Primary human B cells could offer the next promising cell therapy. Credit: Human B Lymphocyte by NIAID (CC by 2.0)

Scientists at Seattle Children’s Research Institute have unlocked the ability to engineer B cells, uncovering a potential new cell therapy that could someday prevent and cure disease.

In a paper published in Molecular Therapy, the research team describes how they genetically reprogrammed primary human B cells to act as cell factories capable of delivering sustained, high doses of therapeutic proteins. The gene editing techniques used reprogrammed B plasma cells to secrete a protein that could treat patients with hemophilia B.

Dr. Richard James, a principal investigator in the Center for Immunity and Immunotherapies at Seattle Children’s Research Institute and an author on the paper, discusses the significance of their discovery.  

Q: Can you tell us a little more about what led to this discovery and why it’s important?

A: B cells are white blood cells that play a key role in the immune system by producing long-lived plasma cells that release protective antibodies. Our research focuses on understanding how genetic variants associated with certain cancers and autoimmune diseases alter B-cell development. As we applied new gene editing tools to study B-cell biology, we soon discovered that we could genetically manipulate B cells to express and secrete therapeutic, human proteins. It was an unexpected, but exciting finding that opens the door to a new class of cell therapy.

Q:  Can you explain how your team reprogrammed B plasma cells to secrete a protein that could treat patients with hemophilia B?

A: Until now, B cells have resisted gene editing primarily because approaches using non-infectious viruses were not successful in shuttling new genetic instructions into the cells.
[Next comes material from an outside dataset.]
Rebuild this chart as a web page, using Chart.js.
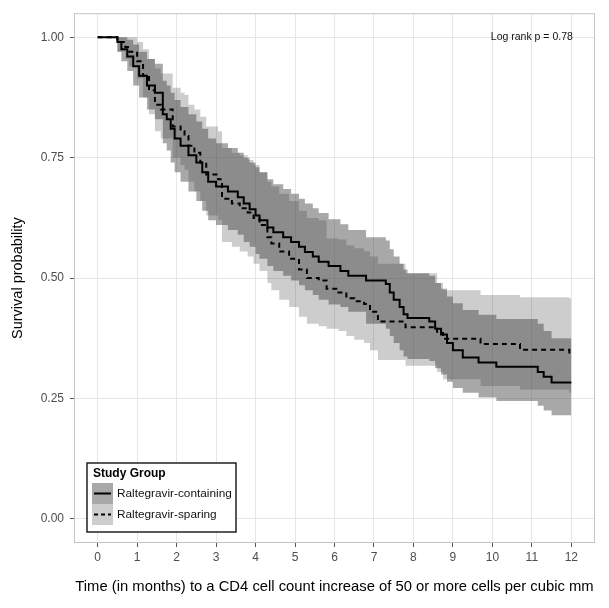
<!DOCTYPE html>
<html>
<head>
<meta charset="utf-8">
<script src="https://cdn.jsdelivr.net/npm/chart.js@4.4.1/dist/chart.umd.min.js"></script>
<style>
  html, body { margin: 0; padding: 0; background: #fff; }
  #wrap { width: 609px; height: 608px; }
</style>
</head>
<body>
<div id="wrap"><canvas id="kmChart" width="609" height="608"></canvas></div>
<script>
// Raltegravir-containing group (solid line, darker band)
const containingTime  = [0, 0.5, 0.6, 0.75, 0.9, 1.05, 1.25, 1.45, 1.65, 1.75, 1.85, 1.95, 2.1, 2.3, 2.5, 2.65, 2.8, 3.0, 3.3, 3.55, 3.7, 3.85, 4.0, 4.1, 4.3, 4.45, 4.7, 4.9, 5.1, 5.25, 5.45, 5.6, 5.85, 6.15, 6.35, 6.8, 7.3, 7.4, 7.5, 7.65, 7.75, 7.85, 8.4, 8.55, 8.7, 8.85, 9.0, 9.25, 9.65, 10.1, 11.15, 11.3, 11.5, 12];
const containingSurv  = [1, 0.99, 0.975, 0.96, 0.94, 0.92, 0.90, 0.885, 0.84, 0.83, 0.81, 0.79, 0.775, 0.755, 0.74, 0.72, 0.70, 0.69, 0.68, 0.668, 0.655, 0.643, 0.63, 0.62, 0.605, 0.595, 0.585, 0.575, 0.565, 0.554, 0.545, 0.534, 0.525, 0.515, 0.505, 0.495, 0.488, 0.47, 0.455, 0.44, 0.425, 0.417, 0.41, 0.395, 0.383, 0.365, 0.35, 0.335, 0.325, 0.316, 0.305, 0.295, 0.283, 0.283];
const containingLower = [1, 0.97, 0.95, 0.93, 0.90, 0.875, 0.85, 0.83, 0.78, 0.765, 0.74, 0.72, 0.70, 0.68, 0.66, 0.64, 0.62, 0.61, 0.60, 0.59, 0.575, 0.565, 0.55, 0.54, 0.525, 0.515, 0.505, 0.495, 0.485, 0.475, 0.465, 0.455, 0.445, 0.44, 0.43, 0.405, 0.395, 0.38, 0.365, 0.35, 0.337, 0.332, 0.328, 0.313, 0.30, 0.285, 0.272, 0.262, 0.252, 0.245, 0.235, 0.225, 0.215, 0.215];
const containingUpper = [1, 1, 1, 0.995, 0.985, 0.97, 0.955, 0.945, 0.91, 0.90, 0.885, 0.87, 0.855, 0.84, 0.825, 0.81, 0.79, 0.78, 0.77, 0.76, 0.75, 0.74, 0.73, 0.72, 0.705, 0.695, 0.685, 0.675, 0.665, 0.655, 0.645, 0.635, 0.622, 0.612, 0.6, 0.585, 0.578, 0.56, 0.545, 0.53, 0.518, 0.51, 0.505, 0.49, 0.478, 0.462, 0.448, 0.434, 0.424, 0.415, 0.405, 0.39, 0.375, 0.375];

// Raltegravir-sparing group (dashed line, lighter band)
const sparingTime  = [0, 0.5, 0.7, 0.8, 1.0, 1.15, 1.3, 1.45, 1.6, 1.9, 2.1, 2.2, 2.3, 2.45, 2.6, 2.75, 3.05, 3.15, 3.4, 3.6, 3.8, 3.95, 4.1, 4.3, 4.4, 4.6, 4.85, 5.1, 5.3, 5.6, 5.8, 6.1, 6.3, 6.5, 6.75, 6.9, 7.1, 7.8, 8.6, 8.75, 9.7, 10.7, 11.95, 12];
const sparingSurv  = [1, 0.99, 0.98, 0.97, 0.95, 0.92, 0.89, 0.86, 0.85, 0.815, 0.805, 0.795, 0.775, 0.76, 0.74, 0.715, 0.705, 0.665, 0.655, 0.645, 0.636, 0.625, 0.61, 0.585, 0.572, 0.555, 0.54, 0.518, 0.50, 0.495, 0.478, 0.47, 0.458, 0.452, 0.446, 0.43, 0.41, 0.398, 0.386, 0.374, 0.363, 0.351, 0.34, 0.34];
const sparingLower = [1, 0.97, 0.955, 0.94, 0.915, 0.875, 0.84, 0.805, 0.79, 0.75, 0.735, 0.725, 0.70, 0.68, 0.66, 0.63, 0.62, 0.575, 0.565, 0.555, 0.545, 0.53, 0.515, 0.49, 0.475, 0.455, 0.44, 0.42, 0.405, 0.40, 0.395, 0.39, 0.38, 0.372, 0.365, 0.35, 0.33, 0.318, 0.305, 0.29, 0.276, 0.268, 0.262, 0.262];
const sparingUpper = [1, 1, 1, 1, 0.99, 0.975, 0.955, 0.935, 0.925, 0.895, 0.885, 0.88, 0.86, 0.85, 0.835, 0.815, 0.805, 0.77, 0.76, 0.755, 0.745, 0.735, 0.72, 0.70, 0.69, 0.675, 0.66, 0.64, 0.625, 0.62, 0.582, 0.58, 0.568, 0.562, 0.556, 0.545, 0.53, 0.51, 0.49, 0.475, 0.465, 0.46, 0.458, 0.458];

const xTicks = [0, 1, 2, 3, 4, 5, 6, 7, 8, 9, 10, 11, 12];
const yTicks = [0, 0.25, 0.5, 0.75, 1];
const groupNames = ["Raltegravir-containing", "Raltegravir-sparing"];
const logRankText = "Log rank p = 0.78";

const FONT = "'Liberation Sans', Arial, sans-serif";
const darkFill = "rgba(62,62,62,0.45)";
const lightFill = "rgba(62,62,62,0.26)";

function pts(times, vals) {
  return times.map((t, i) => ({ x: t, y: vals[i] }));
}

function bandSet(label, times, vals, fill, bg, order) {
  return {
    label: label,
    data: pts(times, vals),
    stepped: true,
    borderWidth: 0,
    borderColor: "rgba(0,0,0,0)",
    backgroundColor: bg,
    pointRadius: 0,
    fill: fill,
    order: order,
  };
}

// panel border, annotation and legend box
const extras = {
  id: "extras",
  beforeDatasetsDraw(chart) {
    const a = chart.chartArea;
    const ctx = chart.ctx;
    ctx.save();
    ctx.strokeStyle = "#c4c4c4";
    ctx.lineWidth = 1;
    ctx.strokeRect(a.left + 0.5, a.top + 0.5, a.right - a.left - 1, a.bottom - a.top - 1);
    ctx.restore();
  },
  afterDraw(chart) {
    const ctx = chart.ctx;
    const xs = chart.scales.x, ys = chart.scales.y;
    ctx.save();
    // log rank label
    ctx.fillStyle = "#111";
    ctx.font = "10.5px " + FONT;
    ctx.textAlign = "center";
    ctx.textBaseline = "middle";
    ctx.fillText(logRankText, xs.getPixelForValue(11), ys.getPixelForValue(1));

    // legend
    const lx = 87, ly = 463, lw = 149, lh = 69;
    ctx.fillStyle = "#fff";
    ctx.fillRect(lx, ly, lw, lh);
    ctx.strokeStyle = "#222";
    ctx.lineWidth = 1.5;
    ctx.strokeRect(lx, ly, lw, lh);

    ctx.fillStyle = "#000";
    ctx.textAlign = "left";
    ctx.font = "bold 12px " + FONT;
    ctx.fillText("Study Group", 93, 474);

    const keys = [
      { fill: darkFill, dash: [] },
      { fill: lightFill, dash: [4, 3] },
    ];
    keys.forEach((k, i) => {
      const ky = 483 + i * 21;
      ctx.fillStyle = "#fff";
      ctx.fillRect(92, ky, 21, 21);
      ctx.fillStyle = k.fill;
      ctx.fillRect(92, ky, 21, 21);
      ctx.strokeStyle = "#000";
      ctx.lineWidth = 2;
      ctx.setLineDash(k.dash);
      ctx.beginPath();
      ctx.moveTo(94, ky + 10.5);
      ctx.lineTo(111, ky + 10.5);
      ctx.stroke();
      ctx.setLineDash([]);
      ctx.fillStyle = "#111";
      ctx.font = "11.8px " + FONT;
      ctx.fillText(groupNames[i], 117, ky + 11);
    });
    ctx.restore();
  },
};

const ctx = document.getElementById("kmChart").getContext("2d");
new Chart(ctx, {
  type: "line",
  data: {
    datasets: [
      {
        label: groupNames[0],
        data: pts(containingTime, containingSurv),
        stepped: true,
        borderColor: "#000",
        borderWidth: 2,
        pointRadius: 0,
        fill: false,
        order: 0,
      },
      {
        label: groupNames[1],
        data: pts(sparingTime, sparingSurv),
        stepped: true,
        borderColor: "#000",
        borderWidth: 2,
        borderDash: [5, 4],
        pointRadius: 0,
        fill: false,
        order: 0,
      },
      bandSet("containing lower", containingTime, containingLower, false, darkFill, 2),
      bandSet("containing upper", containingTime, containingUpper, { target: 2 }, darkFill, 2),
      bandSet("sparing lower", sparingTime, sparingLower, false, lightFill, 1),
      bandSet("sparing upper", sparingTime, sparingUpper, { target: 4 }, lightFill, 1),
    ],
  },
  options: {
    responsive: false,
    animation: false,
    layout: { padding: { top: 9, right: 14, left: 0, bottom: 0 } },
    plugins: {
      legend: { display: false },
      tooltip: { enabled: false },
    },
    scales: {
      x: {
        type: "linear",
        min: -0.6,
        max: 12.6,
        afterBuildTicks: (s) => { s.ticks = xTicks.map((v) => ({ value: v })); },
        afterFit: (s) => { s.height = 65; },
        ticks: { color: "#4d4d4d", font: { family: FONT, size: 12 }, padding: 3, maxRotation: 0 },
        grid: { color: "#e6e6e6", lineWidth: 1, tickColor: "#555", tickLength: 4 },
        border: { display: false },
        title: {
          display: true,
          text: "Time (in months) to a CD4 cell count increase of 50 or more cells per cubic mm",
          color: "#000",
          font: { family: FONT, size: 14.8 },
          padding: { top: 0, bottom: 12 },
        },
      },
      y: {
        min: -0.05,
        max: 1.05,
        afterBuildTicks: (s) => { s.ticks = yTicks.map((v) => ({ value: v })); },
        afterFit: (s) => { s.width = 74; },
        ticks: {
          color: "#4d4d4d",
          font: { family: FONT, size: 12 },
          padding: 6,
          callback: (v) => Number(v).toFixed(2),
        },
        grid: { color: "#e6e6e6", lineWidth: 1, tickColor: "#555", tickLength: 4 },
        border: { display: false },
        title: {
          display: true,
          text: "Survival probability",
          color: "#000",
          font: { family: FONT, size: 14.5 },
          padding: { top: 9, bottom: 0 },
        },
      },
    },
  },
  plugins: [extras],
});
</script>
</body>
</html>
Such techniques were not able to introduce the desired genetic change at high enough efficiency needed for effective cell therapy. Helping us overcome these obstacles are new tools that guide enzymes to a precise location in the genome. The enzymes then act as genetic scissors to edit – or alter – specific genes so that scientists can repair damage to broken genes, insert new genes or disable harmful ones.

Dr. Richard James and colleagues discovered a novel technique to engineer B plasma cells to secrete therapeutic proteins.

Here, in collaboration with Dr. David Rawlings, a pioneer of several of gene-editing techniques at Seattle Children’s, we used CRISPR/Cas9 technology to efficiently edit specific genes in primary human B cells isolated from blood. We made changes in the cell’s genome to drive both the development of plasma cells and the ability to secrete Factor IX (FIX), a clotting protein missing in individuals with hemophilia B. The resulting plasma cells produced therapeutic levels of FIX in lab cultures. To our knowledge, it’s the first successful attempt to modify plasma cells using this novel technique.

Q: What are the potential clinical applications of a B cell that secretes therapeutic proteins?

A: While future studies first in the lab and then in patients will determine whether the engineered B cells can reverse disease, theoretically they have the potential to provide a cure for patients with protein deficiency diseases like hemophilia B. A long-lasting cell therapy would vastly improve standard hemophilia B treatments, which are costly, non-curative and require lifelong infusions. Our research also suggests the engineered plasma cells could deliver proteins to disarm infectious agents or dampen the overactive immune response seen in autoimmune diseases.

Q: Why are engineered B cells an exciting addition to T-cell and stem cell gene therapies already in the pipeline?

A: Unlike T cells, which have relatively short lifespans, B plasma cells live and produce large amounts of antibody for decades. This means that engineered plasma cells have the potential to release therapeutic doses of proteins over a long period of time. In addition to offering better treatments for protein deficiency diseases, B cells play a role in several autoimmune diseases either by making too much antibody or making the wrong antibody. Increasing our understanding of B-cell function may lead to better treatments for a range of conditions, including rheumatoid arthritis, lupus and graft-versus-host disease.

Q: This study opens the possibility of a new cell therapy. What questions remain about the use of B cells as a curative therapy?

A: There is much more we need to learn about engineered B cells before we can use them to treat disease in humans. This study only began to assess the stability and safety of engineered plasma cells when they are infused back into a living organism. We’ll create models in our lab to study this, as well as track whether the engineered cells home to the bone marrow, the organ where plasma cells normally reside. Another important research area we’ll address is determining the number of engineered plasma cells required to mount an effective therapeutic intervention. Future research aimed at generating answers to these questions will help us fully evaluate the potential of engineered B-cell therapies.